Infirmières en Ehpad : "Au bout de deux ans, elles changent de métier"
Le secteur des Ehpad peine à recruter des infirmiers et des aides-soignants. Reportage dans un Ehpad de Maromme, en périphérie de Rouen, qui a fait appel à une infirmière retraitée pour venir en aide à l'équipe soignante.
Il est midi, l’heure pour Simone, 94 ans, de passer à table. Mais aujourd’hui, c’est un déjeuner un peu particulier qui l’attend."Habituellement, on mange tous ensemble au restaurant avec les résidents, mais là mon fils vient manger avec moi, au restaurant 'Chez Maman'", se réjouit Simone.
Faciliter les échanges et les rencontres
Pour s’y rendre, il lui suffit de rejoindre la galerie commerçante située au rez-de-chaussée de son Ehpad, Le village des Aubépins, à Maromme, près de Rouen, dans lequel elle vit depuis un an et demi. Coiffeur, atelier de couture, esthéticienne, restaurant, sont ici à portée de déambulateur… et accessibles à toute personne extérieure à l’établissement.

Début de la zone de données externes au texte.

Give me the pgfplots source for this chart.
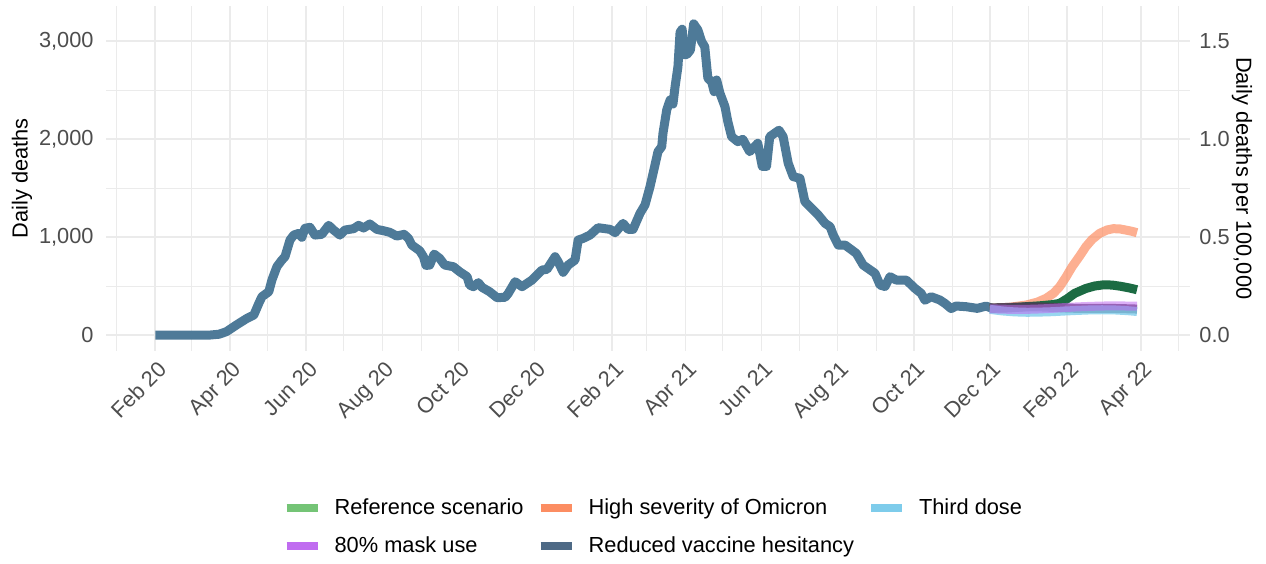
\documentclass[border=0pt]{standalone}
\usepackage{fontspec}
\setmainfont{Liberation Sans}
\usepackage{pgfplots}
\pgfplotsset{compat=1.18}

\definecolor{gridc}{HTML}{EBEBEB}
\definecolor{tickc}{HTML}{4D4D4D}
\definecolor{histc}{HTML}{4E7A98}
\definecolor{refline}{HTML}{1C6B43}
\definecolor{refkey}{HTML}{74C476}
\definecolor{sevc}{HTML}{FC8D62}
\definecolor{dosec}{HTML}{7ECCEB}
\definecolor{maskc}{HTML}{C06CF0}
\definecolor{vaxc}{HTML}{4E6A86}
\definecolor{vaxline}{HTML}{4F3A55}

\newcommand{\chartfont}{\fontsize{10.9}{13}\selectfont}

\pgfplotstableread{
day deaths
31 0
75 0
82 8
88 34
96 102
104.5 170
110 204
114 323
116.5 391
122 442
124.5 561
128.5 697
132.5 765
135 799
139 969
142 1020
146 1037
148.5 997
151 1089
155 1099
159 1020
164.5 1027
170 1119
174 1071
179 1020
183 1071
190 1085
194 1119
198 1092
203 1133
208.6 1078
214 1064
219 1048
224.6 1010
230.5 1027
234 986
236.7 918
243 860
246 799
248 710
251 714
254.5 826
259 782
263 714
270 697
275 646
281 595
283 510
286 493
290 534
293 486
299 442
305 381
311.5 385
314 425
319.5 544
325 493
333 561
341 663
345 670
351.5 799
354 748
358 640
362 714
367.5 765
370 969
374 986
379.5 1020
386 1095
395.6 1078
399.6 1044
406 1139
410 1078
414 1078
419.6 1242
423.6 1327
427.6 1513
431.6 1735
434 1871
437 1922
438 2058
441 2296
443.7 2398
446 2357
447.7 2534
450 2738
451.7 3090
453.4 3120
454.7 2860
457 2860
460 2908
462.6 3175
466 3112
469 2993
471.5 2942
474 2619
477 2585
479 2483
481 2602
483.7 2466
487.7 2330
490 2177
493 2024
498 1973
502 1997
507.5 1871
514 1956
517.6 1720
521 1720
523.6 2024
531 2090
534.3 2024
538.4 1752
542.4 1616
547.8 1599
551.8 1360
558.4 1276
562.5 1224
568 1139
572 1105
574.5 1020
578.5 918
584 918
593 833
598.5 714
608 629
612 510
616 495
620 595
625 561
633 561
640 476
645 425
648 355
653 391
660 357
664 323
669 270
673 296
681 289
690 272
697 295
702 272
}\histdata

\pgfplotstableread{
day deaths
700 272
715 282
729 306
738 335
745 374
751 425
756 493
761 590
766 697
772 805
777 901
782 975
788 1037
794 1072
799 1085
804 1083
809 1071
814 1058
818 1044
}\sevdata

\pgfplotstableread{
day deaths
700 272
715 276
729 289
740 298
750 310
756 323
762 370
768 425
777 475
784 500
791 512
798 510
805 497
812 480
818 462
}\refdata

\pgfplotstableread{
day deaths
700 262
710 246
720 236
730 232
740 234
750 238
760 245
770 251
780 256
790 258
800 256
810 249
818 240
}\dosedata

\pgfplotstableread{
day deaths
700 268
710 264
720 261
730 262
740 266
750 272
760 280
770 287
780 292
790 296
800 297
810 296
818 294
}\maskdata

\pgfplotstableread{
day deaths
700 276
710 280
720 284
730 287
740 287
750 282
760 276
770 272
780 272
790 272
800 271
810 268
818 265
}\vaxdata

\begin{document}
\begin{tikzpicture}
\pgfplotsset{
  every tick label/.append style={font=\chartfont, text=tickc, inner sep=0pt},
}
\begin{axis}[
  name=main,
  scale only axis, width=542pt, height=172.5pt,
  xmin=-8.5, xmax=860.5, ymin=-160, ymax=3360,
  axis line style={draw=none},
  major tick length=0pt, minor tick length=0pt,
  xtick={31,91,152,213,274,335,397,456,517,578,639,700,762,821},
  xticklabels={Feb 20,Apr 20,Jun 20,Aug 20,Oct 20,Dec 20,Feb 21,Apr 21,Jun 21,Aug 21,Oct 21,Dec 21,Feb 22,Apr 22},
  minor xtick={0,60,121,182,244,305,366,425,486,547,609,670,731,790,851},
  ytick={0,1000,2000,3000},
  minor ytick={500,1500,2500},
  grid=both,
  major grid style={gridc, line width=0.8pt},
  minor grid style={gridc, line width=0.4pt},
  xticklabel style={rotate=45, anchor=north east, xshift=-2.5pt, yshift=-3.7pt},
  yticklabel style={anchor=east, xshift=-6pt},
  /pgf/number format/assume math mode=true,
  every axis y label/.style={at={(axis description cs:-0.0775,0.5)}, anchor=center, rotate=90, font=\chartfont},
  ylabel={Daily deaths},
  legend columns=3,
  legend cell align=left,
  legend style={at={(axis description cs:0.504,-0.511)}, anchor=center, draw=none, fill=none,
    font=\chartfont, inner sep=0pt, row sep=9.5pt,
    nodes={inner sep=0pt},
    /tikz/every odd column/.append style={column sep=6.5pt},
    /tikz/every even column/.append style={column sep=6.5pt}},
  legend image code/.code={\draw[#1, line width=4pt] (0pt,0pt) -- (15.5pt,0pt);},
]
\addlegendimage{refkey}\addlegendentry{Reference scenario}
\addlegendimage{sevc}\addlegendentry{High severity of Omicron}
\addlegendimage{dosec}\addlegendentry{Third dose}
\addlegendimage{maskc}\addlegendentry{80\% mask use}
\addlegendimage{vaxc}\addlegendentry{Reduced vaccine hesitancy}

\addplot[histc, line width=4.5pt, line join=round, forget plot] table[x=day, y=deaths] {\histdata};
\addplot[sevc, opacity=0.7, line width=4.5pt, forget plot] table[x=day, y=deaths] {\sevdata};
\addplot[refline, line width=4.5pt, forget plot] table[x=day, y=deaths] {\refdata};
\addplot[vaxline, opacity=0.85, line width=4.5pt, forget plot] table[x=day, y=deaths] {\vaxdata};
\addplot[dosec, opacity=0.8, line width=4.5pt, forget plot] table[x=day, y=deaths] {\dosedata};
\addplot[maskc, opacity=0.55, line width=4.5pt, forget plot] table[x=day, y=deaths] {\maskdata};
\end{axis}

\begin{axis}[
  scale only axis, width=542pt, height=172.5pt,
  xmin=-8.5, xmax=860.5, ymin=-0.08, ymax=1.68,
  hide x axis,
  axis y line*=right,
  axis line style={draw=none},
  major tick length=0pt, minor tick length=0pt,
  ytick={0,0.5,1,1.5},
  yticklabel style={anchor=west, xshift=4.5pt, /pgf/number format/.cd, fixed, fixed zerofill, precision=1},
  /pgf/number format/assume math mode=true,
  every axis y label/.style={at={(axis description cs:1.048,0.5)}, anchor=center, rotate=-90, font=\chartfont},
  ylabel={Daily deaths per 100,000},
]
\end{axis}

\pgfresetboundingbox
\path[use as bounding box] ([xshift=-53pt, yshift=-106.15pt]main.south west) rectangle ([xshift=38pt, yshift=2.85pt]main.north east);
\end{tikzpicture}
\end{document}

Permettre aux personnes âgées de rester en contact avec le monde extérieur, faciliter les échanges, les rencontres, font partie des priorités de cet Ehpad public qui a ouvert ses portes en 2013.
Seulement 3 infirmières pour 80 résidents
Le bâtiment est récent, ouvert sur l’extérieur mais, comme dans la plupart des établissements, la directrice est confrontée au manque de personnel soignant. Clara Salmen est infirmière coordinatrice. Depuis 2019, elle gère les plannings de l’équipe soignante.
Lorsqu'il y a des demandes de vacances, cela aggrave une situation déjà précaire. Pour s’occuper des 80 résidents, seulement cinq infirmières se relaient nuit et jour, et depuis quelques semaines, deux d’entre elles manquent à l’appel.
"Cette ligne, c’est une personne qui est en congé parental, cette autre ligne est une personne partie en libéral… Voilà deux personnes absentes sur un effectif de 4,5, c’est la moitié de l’effectif", précise Marie-Pascale Mongaux, directrice de l'Ehpad Le Village des Aubépins.
"C'est triste de savoir qu'on ne trouve personne"
Malgré la revalorisation de salaire de 183 euros net par mois prévue par le Ségur de la santé pour ce type de poste, l’établissement n’a encore reçu aucune candidature. Alors en attendant, la directrice n’a pas eu d’autre choix que de faire appel à une infirmière retraitée.
À la retraite depuis 2016 après 39 ans passés comme infirmière au CHU de Rouen, Claudie Lecoq n’a pas hésité à remettre sa blouse. "Je suis contente de venir retravailler pour aider mes collègues qui sont dans le besoin, car on manque d’infirmières. C'est triste de savoir qu’on ne trouve personne pour la prise en charge de nos résidents en Ehpad", commente-t-elle.
3 000 postes créés cette année
"La plupart des personnes qui veulent travailler dans ces professions le font pour le relationnel et depuis des années, elles ne font plus de relationnel, elles sont stressées, complètement à la tâche, au bout de deux ou trois ans, on les perd, elles changent de métier", s'attriste Pascale Mongaux.
3 000 postes supplémentaires d’infirmiers et d’aides-soignants en EHPAD devraient voir le jour cette année pour alléger la charge de travail de ces postes et les rendre plus attractifs.